The company was founded in 1995 by Silicon Valley engineers David Lee and Brian Underwood. In October 1999 it raised $46.8 million in an initial public offering.
- March 2000: Silicon Image Inc. agreed to buy the closely held DVDO Inc. for $45 million in stock to add technology for digital televisions, DVD players and high-definition video
- June 2001: acquired CMD Technology Inc., a provider of SCSI and Fibre Channel storage controllers for the UNIX, Open Systems and PC markets as well as a supplier of IDE/Ultra ATA semiconductors (including CMD064x chips) for the PC and embedded markets
- January 2007: Silicon Image completes acquisition of Sci-worx GmbH
- June 2007: Silicon Image shipped its 1 millionth DTV input processor
- January 2009: Silicon Image wins Emmy Award for HDMI technology

- December 2010: Silicon Image introduces ViaPort technology
- February 2011: Silicon Image completes acquisition of Anchor Bay Technologies
- May 2011: Silicon Image completes acquisition of SiBEAM, Inc.

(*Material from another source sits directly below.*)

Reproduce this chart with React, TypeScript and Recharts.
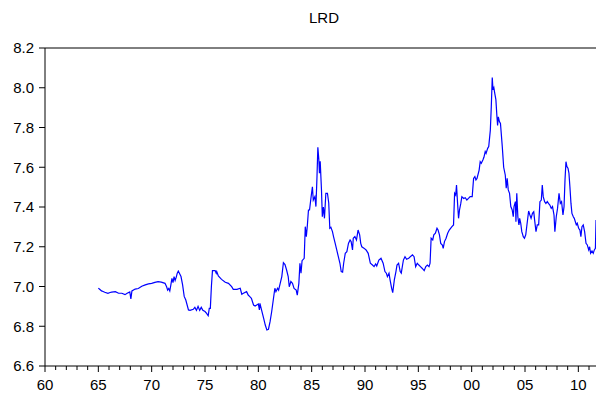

- May 2011: Silicon Image unveils third-generation WirelessHD 60 GHz chipsets
- August 2013: MHL Consortium announces new specification with major advancements for mobile and consumer electronics connectivity
- September 2013: Silicon Image announces first 4K UltraHD MHL 3.0 receiver IC with HDCP 2.2 in support of secure premium content
- March 2015: Silicon Image is acquired by Lattice Semiconductor for $600 million.